How can you tell whether the imagination is present, not only in your writing but also in your life?

• You feel a strong urge to create — to write, to paint, to play music, to dance, to make art.

• Your writing is bold, full of passion and life. “Violent passions emit the Real, Good and Perfect tones,” William Blake said.

• You experience great freedom in your writing, leaping from image to image as if your words were Baryshnikov and your notebook the stage.

• You work innocently, not from the ego and not to please or impress.

• You are comfortable doing nothing. For long stretches of time.

• You trust your writing and your experience.

• You live in the present moment because you know that is where imagination will look for you.

• You meander rather than stride calisthenically; you notice the form and colors of leaves, the shape of clouds, the curve of a hill.

• Your writing (and your life) surprises you.

• You try some new thing rather than doing the same old same old — even if the tried and true was great.

• You believe you will never run out of ideas.

• You don’t plan what you are going to do — you just do it; the planning comes later.
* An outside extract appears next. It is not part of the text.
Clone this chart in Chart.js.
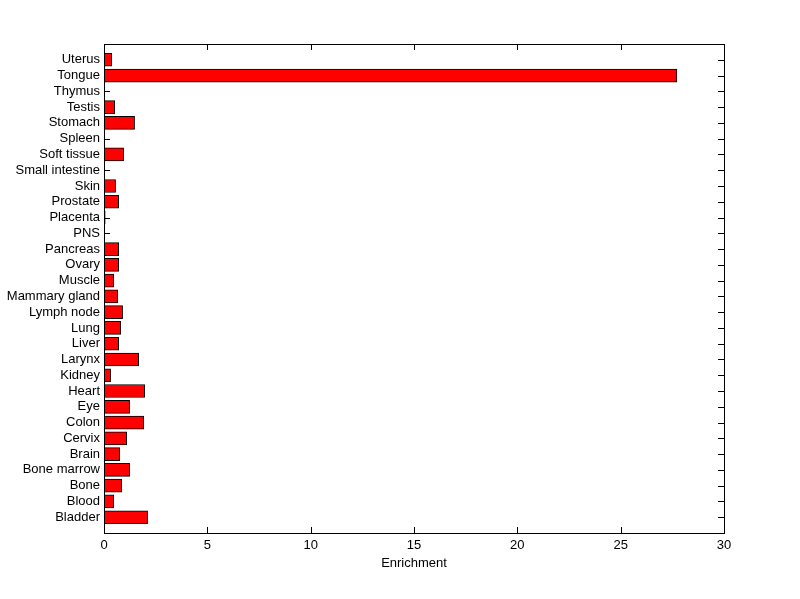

And even the planning is creative, lively, inspired.

• You go forth (in your writing and your life) with no fear.

• You gaze out windows for long periods of time and stare into treetops; you’ve been accused of daydreaming.

• You write new, raw, wild stuff instead of rewriting the same piece endlessly.

• You converse about your characters as if they were fully alive.

• You are completely yourself. That’s when ideas come, according to Mozart, who knew these things.

• You make up things with the abandon of a child. Spontaneity thrills you.

• You write without the need to prove anything.

• You live your life fully, submerging yourself completely in the experience of it.

You cannot force imagination to be present, but if you are in no hurry, “free, good-natured and at ease,” it will appear, according to Brenda Ueland, who said, “The imagination is always searching in us and trying to free what we really think.”

Do any of these descriptions fit you? Excite you? Go… do it!